I fell out of the habit of listening to the countdown once school resumed in the fall, and “Hanging by a Moment” fell out of heavy radio rotation soon after that. At the time, I found the fate of the song disheartening. Here was what I believed to be a perfect pop-rock song, and it had been repeatedly denied from chart glory by what my 10-year-old ears perceived to be significantly weaker tunes. Why hadn’t “Hanging by a Moment” gone all the way when it clearly had the juice to stick around as a major hit for months and months? It was my first conscious encounter with a music industry truth I’ve long since come to terms with: the songs you love the most are not necessarily going to be the biggest songs in the world. In fact, usually, they won’t be.

Funnily enough, “Hanging by a Moment” did get its due at the top of the charts, but not in the way I expected. Despite never topping the charts, Lifehouse’s big debut hit hung around for so long – 54 weeks on the charts, to be exact – that it became Billboard’s number 1 song of 2001 anyway. It was only the third song ever to top the year-end chart without going to number 1 on the weekly Hot 100; the first two were “Wooly Bully” by Sam the Sham and the Pharoahs, in 1965; and “Breathe” by Faith Hill, in 1999. Only one song has accomplished the feat since: “Levitating” by Dua Lipa in 2021, 20 years after “Hanging by a Moment.” It’s a bizarre accolade, and like most other chart factoids, it only really matters as a point of trivia.

Still, I’ve always kind of loved that the one time I ever got really invested in the chart journey of a song, it was a track with one of the most wildly anomalous success stories in Billboard history. Maybe I willed “Hanging by a Moment” to its ultimate triumph with all the energy I expended on chart-watching that summer. Or maybe “Hanging by a Moment” was simply a great song that ran a slow-and-steady race to victory by being way more replayable than everything that was beating it to number 1 all summer.

For a long time, Lifehouse and the bands of their ilk – slickly-produced turn-of-the-century radio-rock acts – did not get a lot of respect. Billboard termed this mini-genre “Minivan Rock” in 2020, defining it as “the Y2K-straddling equivalent to the smooth soft rock that was similarly ubiquitous on radio playlists of the mid-1970s to early ’80s — what’s since come to be known as Yacht Rock.” While Minivan Rock wasn’t the most critically-revered micro-genre of the time, or even the most commercially successful, the artists that slot into it – Matchbox Twenty, Goo Goo Dolls, Third Eye Blind, Fastball, Five for Fighting, The Calling, John Mayer, Vertical Horizon, Avril Lavigne, Michelle Branch, Vanessa Carlton, and many more – were absolutely at the foundation of my music taste.

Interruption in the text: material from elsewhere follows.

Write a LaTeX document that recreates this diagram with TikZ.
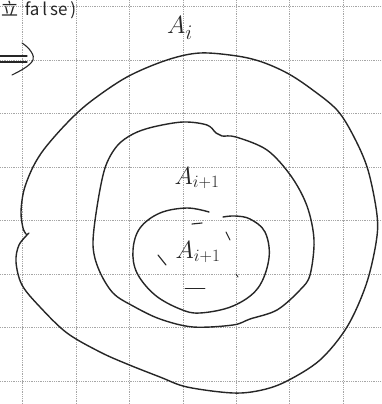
\documentclass[tikz,border=0pt]{standalone}
\usepackage{fontspec}
\newfontfamily\cjk{Noto Sans CJK SC}
\begin{document}
\begin{tikzpicture}[x=1pt,y=-1pt,
  gridline/.style={gray!70, densely dotted, line width=0.8pt},
  pen/.style={black!85, line width=1.4pt, line cap=round, line join=round},
  thinpen/.style={black!85, line width=1.1pt, line cap=round},
  hand/.style={black!85, inner sep=0pt}]
\useasboundingbox (0,0) rectangle (382,404);
\fill[white] (0,0) rectangle (382,404);
% grid
\foreach \x in {22.5,76,129.5,183,236,289.5,343}
  \draw[gridline] (\x,0) -- (\x,404);
\foreach \y in {6,60,113.5,167,220.5,274,327.5,381}
  \draw[gridline] (0,\y) -- (382,\y);
% top-left text
\node[black!85, anchor=west, inner sep=0pt, font=\cjk\fontsize{17}{17}\selectfont] (toptext) at (1,10) {立 \,fa\,l\,se\,)};
% arrow at left
\coordinate (arrA) at (0,56);
\coordinate (arrB) at (27,56);
\coordinate (arrC) at (0,62);
\coordinate (arrD) at (27,62);
\draw[thinpen] (arrA) -- (arrB);
\draw[thinpen] (arrC) -- (arrD);
\coordinate (headT) at (22,43);
\coordinate (headM) at (33,60);
\coordinate (headB) at (12,75);
\draw[thinpen] (headT) .. controls (30,48) and (35,56) .. (headM) .. controls (30,66) and (20,71) .. (headB);
% outer region A_i
\draw[pen] plot[smooth, tension=0.55] coordinates {
  (29,233) (19,245) (16,262) (22,285) (40,307) (67,333) (100,352) (127,364)
  (160,377) (187,387) (233,393) (262,390) (287,381) (320,360) (347,327)
  (366,285) (376,243) (377,215) (368,170) (354,137) (337,110) (310,88)
  (287,73) (262,62) (237,56) (200,53) (167,60) (127,77) (90,102) (67,123)
  (45,148) (33,167) (24,190) (21,212) (23,228) (26,234)};
% middle region A_{i+1}
\draw[pen] plot[smooth cycle, tension=0.55] coordinates {
  (153,127) (183,122) (207,125) (216,133) (222,136) (236,137) (267,150)
  (291,176) (307,206) (314,240) (310,275) (300,290) (277,310) (250,319)
  (233,325) (193,327) (160,319) (133,306) (113,293) (99,270) (93,245)
  (97,207) (105,168) (117,146) (133,134)};
% inner region
\draw[pen] plot[smooth, tension=0.6] coordinates {
  (209,212) (187,208) (160,213) (140,228) (133,250) (137,273) (155,295)
  (180,309) (200,313) (233,306) (258,288) (269,258) (265,232) (250,219)
  (235,216) (223,217)};
% labels
\node[hand, font=\fontsize{30}{30}\selectfont] (Ai) at (180,28) {$A_i$};
\node[hand, font=\fontsize{24}{24}\selectfont] (Ai1) at (197,178) {$A_{i+1}$};
\node[hand, font=\fontsize{24}{24}\selectfont] (Ai1in) at (198,252) {$A_{i+1}$};
% stray pencil marks
\draw[thinpen] (158,255) -- (166,265);
\draw[thinpen] (226,232) -- (230,240);
\draw[thinpen] (192,224) -- (202,223);
\draw[thinpen, line width=0.9pt] (185,288) -- (205,288);
\draw[thinpen, line width=0.9pt] (236,274) -- (238,277);
\end{tikzpicture}
\end{document}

Here’s the fun part: When Billboard ranked the top 50 Minivan Rock songs as part of that 2020 feature, “Hanging by the Moment” once again took its rightful spot at the top of the mountain. “A perfect minivan rock song,” wrote Jason Lipshutz, Billboard’s executive director of music, in the accompanying blurb. “Lifehouse encapsulated the sound of turn-of-the-century alternative with a song that frontman Jason Wade wrote in a matter of minutes, the combination of his husky post-grunge voice, an instantly memorable slide guitar riff, and a chorus flush with dizzy emotion soundtracking only the best family outings.”

This song probably was the soundtrack to a lot of my family’s outings back in the day, but more than that, it was the soundtrack of my summer in 2001 – the first time I’d ever had a song thoroughly define a summer in the way that songs are supposed to be. I’m sure it will not shock you to hear that it wasn’t the last.